My uncle trained himself for years in order to cultivate the physicality and the mental strength necessary to become a hermit. He did 300 prostrations in the morning, 300 more at night, and meditated for three hours, twice a day every day. His physical tenacity was such that he once walked the Raj Path to India gate, which stretches 1.2 miles, back and forth in 30 minutes, carrying with him refreshments and drinks for four people. He was in his late forties at that time. He took on an excruciatingly demanding regiment and his devotion is admired within our family. We recognize him as being singular in his practice and although we do not try to imitate him, we certainly have involved ourselves in every part of his journey. By taking over his Samsaric duties, we have allowed him to fulfill his Dharma aspirations and through him we have been able to collect merit. Therefore, it wasn’t the piety, which the silence was supposed to convey, that disturbed me. The alienation I felt stems from the fact that I wasn’t involved in the merit­​collection of every single person there.

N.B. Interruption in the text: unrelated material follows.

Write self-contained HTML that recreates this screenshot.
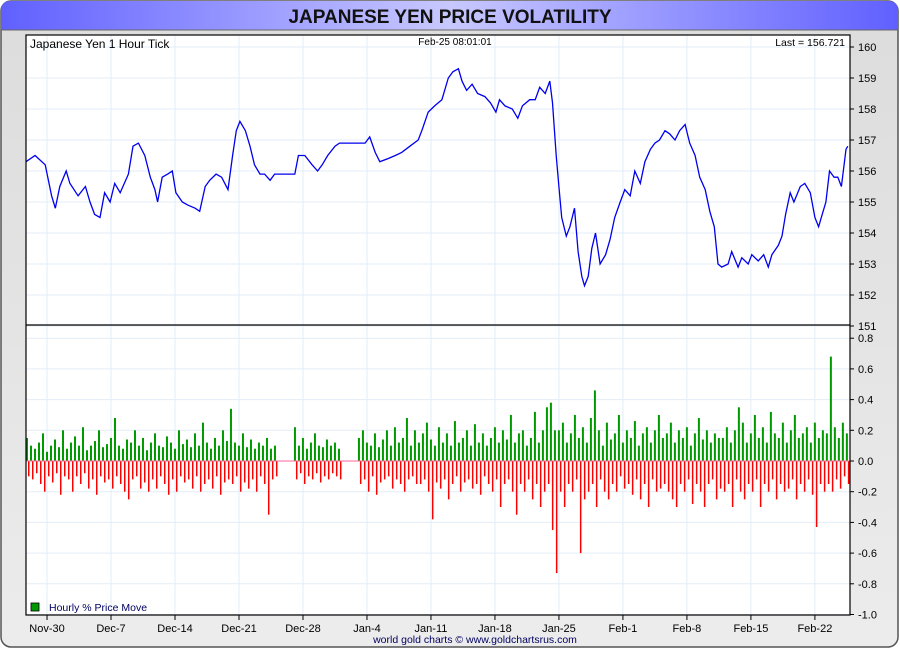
<!DOCTYPE html>
<html><head><meta charset="utf-8"><style>
body{margin:0;background:#fff;width:900px;height:650px;overflow:hidden}
svg text{font-family:"Liberation Sans",sans-serif}
</style></head><body>
<svg id="c" width="900" height="650">
<defs>
<linearGradient id="tg" x1="0" x2="1"><stop offset="0" stop-color="#6060ff"/><stop offset="0.5" stop-color="#c8c8ff"/><stop offset="1" stop-color="#6060ff"/></linearGradient>
<linearGradient id="bg" x1="0" y1="0" x2="0" y2="1"><stop offset="0" stop-color="#dcdcdc"/><stop offset="1" stop-color="#ececec"/></linearGradient>
</defs>
<rect x="1" y="1" width="897" height="646" rx="10" fill="url(#bg)" stroke="#555" stroke-width="1.5"/>
<path d="M1 30 V11 Q1 1 11 1 H888 Q898 1 898 11 V30 Z" fill="url(#tg)"/>
<line x1="1" y1="30" x2="898" y2="30" stroke="#666"/>
<text x="450" y="23" text-anchor="middle" font-size="19" font-weight="bold" fill="#111">JAPANESE YEN PRICE VOLATILITY</text>
<rect x="26" y="35" width="824" height="580" fill="#fff"/>
<g id="grid"></g><g id="bars"></g><g id="line"></g><g id="axes"></g>
<rect x="26" y="35" width="824" height="580" fill="none" stroke="#000" stroke-width="1.2"/>
<line x1="26" y1="325" x2="850" y2="325" stroke="#000" stroke-width="1.2"/>
<text x="30" y="48" font-size="12" fill="#000">Japanese Yen 1 Hour Tick</text>
<text x="455" y="45" font-size="10" text-anchor="middle" fill="#000">Feb-25  08:01:01</text>
<text x="845" y="46" font-size="10.5" text-anchor="end" fill="#000">Last = 156.721</text>
<rect x="31" y="603" width="8" height="8" fill="#009900" stroke="#000" stroke-width="0.8"/>
<text x="49" y="611" font-size="10.5" fill="#000060">Hourly % Price Move</text>
<text x="475" y="643" font-size="10.5" text-anchor="middle" fill="#000060">world gold charts © www.goldchartsrus.com</text>
</svg>
<script>
const priceDays=[-2.3,-1.3,-0.2,0.5,0.9,1.4,2.1,2.5,3.4,4.2,4.7,5.2,5.8,6.3,6.9,7.4,8.0,8.9,9.4,10.0,10.7,11.3,11.8,12.1,12.6,13.2,13.7,14.1,14.8,15.4,16.2,16.7,17.3,17.8,18.5,19.1,19.8,20.3,20.7,21.1,21.7,22.2,22.7,23.3,23.8,24.4,24.9,25.5,27.1,27.5,28.2,29.0,29.6,30.1,30.7,31.5,32.0,33.7,34.8,35.3,35.9,36.4,37.3,38.1,38.8,39.7,40.6,41.0,41.7,42.4,43.2,43.9,44.4,45.0,45.4,45.9,46.5,47.1,47.9,48.5,49.1,49.5,50.1,50.9,51.5,52.0,52.8,53.4,53.9,54.5,55.0,55.3,55.7,56.0,56.3,56.8,57.2,57.7,58.1,58.5,58.8,59.2,59.6,60.0,60.5,61.1,61.6,62.1,62.7,63.2,63.8,64.3,64.9,65.4,66.0,66.5,67.0,67.6,68.1,68.7,69.2,69.8,70.3,70.9,71.4,72.0,72.5,73.0,73.4,73.8,74.5,74.9,75.6,76.0,76.7,77.1,77.8,78.4,78.9,79.3,80.0,80.4,80.8,81.3,81.7,82.4,82.9,83.5,84.0,84.4,84.8,85.2,85.6,86.1,86.5,86.9,87.4,87.6];
const priceVals=[156.3,156.5,156.2,155.2,154.8,155.5,156.0,155.6,155.2,155.5,155.0,154.6,154.5,155.3,155.0,155.6,155.3,155.9,156.8,156.9,156.5,155.8,155.4,155.0,155.8,155.9,156.0,155.3,155.0,154.9,154.8,154.7,155.5,155.7,155.9,155.8,155.4,156.5,157.3,157.6,157.3,156.8,156.2,155.9,155.9,155.7,155.9,155.9,155.9,156.5,156.5,156.2,156.0,156.2,156.5,156.8,156.9,156.9,156.9,157.1,156.6,156.3,156.4,156.5,156.6,156.8,157.0,157.3,157.9,158.1,158.3,159.0,159.2,159.3,158.9,158.6,158.8,158.5,158.4,158.2,157.9,158.3,158.1,158.0,157.7,158.1,158.3,158.3,158.7,158.5,158.9,158.2,156.5,155.5,154.5,153.9,154.2,154.8,153.4,152.6,152.3,152.6,153.5,154.0,153.0,153.3,153.8,154.5,155.0,155.4,155.2,156.0,155.6,156.3,156.7,156.9,157.0,157.3,157.2,157.0,157.3,157.5,156.9,156.5,155.8,155.4,154.7,154.2,153.0,152.9,153.0,153.4,152.9,153.2,153.0,153.3,153.1,153.3,152.9,153.3,153.6,153.9,154.6,155.3,155.0,155.5,155.6,155.3,154.5,154.2,154.6,155.0,156.0,155.8,155.8,155.5,156.7,156.8];
const barStartDay=-2.3, barStepDay=0.4375;
const upMoves=[.15,.1,.08,.12,.18,.06,.1,.14,.09,.2,.08,.12,.16,.1,.22,.07,.1,.13,.2,.09,.11,.15,.28,.1,.08,.14,.12,.2,.1,.15,.07,.12,.18,.1,.09,.16,.12,.08,.2,.11,.14,.09,.18,.1,.25,.12,.08,.15,.1,.2,.13,.34,.12,.1,.18,.09,.14,.08,.12,.1,.15,.08,.1,null,null,null,null,.22,.1,.15,.08,.12,.18,.1,.09,.14,.1,.12,.08,null,null,null,null,.15,.2,.12,.1,.18,.09,.14,.2,.1,.22,.12,.15,.28,.1,.2,.12,.18,.25,.14,.1,.22,.12,.18,.1,.26,.12,.15,.2,.1,.24,.12,.18,.1,.15,.22,.12,.2,.14,.3,.12,.18,.2,.1,.15,.32,.12,.2,.35,.38,.2,.2,.25,.12,.18,.3,.15,.22,.12,.28,.46,.2,.1,.25,.14,.18,.3,.12,.2,.15,.26,.1,.18,.22,.12,.2,.3,.15,.18,.25,.12,.2,.15,.22,.1,.18,.28,.14,.2,.12,.18,.15,.15,.22,.12,.2,.35,.25,.12,.18,.3,.15,.22,.12,.32,.18,.15,.25,.12,.2,.3,.15,.18,.22,.12,.25,.15,.2,.18,.68,.22,.15,.25,.18];
const downMoves=[.1,.12,.08,.15,.2,.1,.14,.08,.22,.1,.12,.2,.1,.15,.08,.18,.12,.22,.1,.14,.12,.18,.1,.15,.2,.25,.12,.1,.18,.14,.2,.12,.18,.1,.15,.22,.12,.2,.1,.14,.12,.18,.1,.2,.15,.12,.18,.1,.22,.14,.12,.15,.1,.2,.14,.18,.12,.2,.1,.15,.35,.12,.1,null,null,null,null,.12,.08,.15,.1,.12,.08,.14,.1,.12,.08,.1,.12,null,null,null,null,.15,.12,.2,.1,.22,.14,.12,.1,.18,.12,.15,.2,.12,.1,.15,.15,.12,.2,.38,.14,.18,.12,.25,.15,.1,.2,.14,.12,.18,.15,.22,.1,.15,.2,.12,.3,.15,.12,.2,.35,.15,.2,.12,.25,.15,.3,.2,.15,.45,.73,.2,.3,.15,.2,.12,.6,.25,.2,.15,.3,.12,.2,.25,.15,.2,.1,.18,.15,.22,.12,.25,.15,.3,.12,.2,.18,.15,.2,.25,.3,.15,.2,.12,.28,.15,.2,.3,.15,.12,.25,.18,.2,.15,.3,.12,.2,.25,.15,.2,.12,.3,.15,.2,.12,.25,.15,.2,.18,.12,.25,.15,.2,.12,.22,.43,.15,.2,.15,.2,.12,.18,.1,.15];
const priceTicks=[151,152,153,154,155,156,157,158,159,160];
const moveTicks=[-1.0,-0.8,-0.6,-0.4,-0.2,0.0,0.2,0.4,0.6,0.8];
const dateLabels=["Nov-30","Dec-7","Dec-14","Dec-21","Dec-28","Jan-4","Jan-11","Jan-18","Jan-25","Feb-1","Feb-8","Feb-15","Feb-22"];
const dateDays=[0,7,14,21,28,35,42,49,56,63,70,77,84];

const NS="http://www.w3.org/2000/svg";
const X0=26,X1=850,D0=-2.3,D1=87.84;
const xs=d=>X0+(d-D0)/(D1-D0)*(X1-X0);
const yp=v=>47+(160-v)*31;
const ym=v=>461-v*153.5;
function mk(tag,attrs,parent){const e=document.createElementNS(NS,tag);for(const k in attrs)e.setAttribute(k,attrs[k]);parent.appendChild(e);return e;}
const grid=document.getElementById('grid'),axes=document.getElementById('axes');
priceTicks.forEach(t=>{const y=yp(t);
 const g=mk('line',{x1:X0,x2:X1,y1:y,y2:y,stroke:'#e2edf7'},grid);
 
 mk('line',{x1:X1,x2:X1+4,y1:y,y2:y,stroke:'#000'},axes);
 const tx=mk('text',{x:858,y:y+4,'font-size':11,fill:'#000'},axes);tx.textContent=String(t);
 });
moveTicks.forEach(t=>{const y=ym(t);
 const g=mk('line',{x1:X0,x2:X1,y1:y,y2:y,stroke:'#e2edf7'},grid);
 
 mk('line',{x1:X1,x2:X1+4,y1:y,y2:y,stroke:'#000'},axes);
 const tx=mk('text',{x:858,y:y+4,'font-size':11,fill:'#000'},axes);tx.textContent=t.toFixed(1);
 });
dateDays.forEach((d,i)=>{const x=xs(d);
 const g=mk('line',{x1:x,x2:x,y1:35,y2:615,stroke:'#e2edf7'},grid);
 
 mk('line',{x1:x,x2:x,y1:615,y2:620,stroke:'#000'},axes);
 const tx=mk('text',{x:x,y:632,'font-size':11,'text-anchor':'middle',fill:'#000'},axes);tx.textContent=dateLabels[i];
 });
const bars=document.getElementById('bars');
upMoves.forEach((v,i)=>{if(v==null)return;const x=xs(barStartDay+i*barStepDay);
 const r=mk('rect',{x:x,y:ym(v),width:2,height:ym(0)-ym(v),fill:'#009900'},bars);
 });
downMoves.forEach((v,i)=>{if(v==null)return;const x=xs(barStartDay+i*barStepDay)+2;
 const r=mk('rect',{x:x,y:ym(0),width:1.5,height:ym(-v)-ym(0),fill:'#ff0000'},bars);
 });
const z=mk('line',{x1:X0,x2:X1,y1:ym(0),y2:ym(0),stroke:'#ff6699','stroke-width':1},bars);

const pts=priceDays.map((d,i)=>xs(d).toFixed(1)+','+yp(priceVals[i]).toFixed(1)).join(' ');
const pl=mk('polyline',{points:pts,fill:'none',stroke:'#0000ee','stroke-width':1.3},document.getElementById('line'));

</script>
</body></html>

I wasn’t there to recognize their presence. I wasn’t there to acknowledge their piety. They recognized themselves and they were on an independent journey; a quest where I was all but necessary. It was clear to me that their Buddhism was different from mine. My Buddhism is confirmed to me through my connection with the people in my life and a prayer session without conversation and connection­​making left my experience at the American Monastery incomplete.

Monasteries are places that have always required me to involve myself with other people. They would be places where I would meet the people that I don’t usually meet and connect with them and confirm to myself and them, the connectedness and the realness of our community. I am Buddhist because everyone else in the room is Buddhist. I am able to be Buddhist because of all the people in my life. Sitting in silence and gazing inward as I felt that I was expected to do, distanced me from that space. Even though it looked right, it didn’t feel right.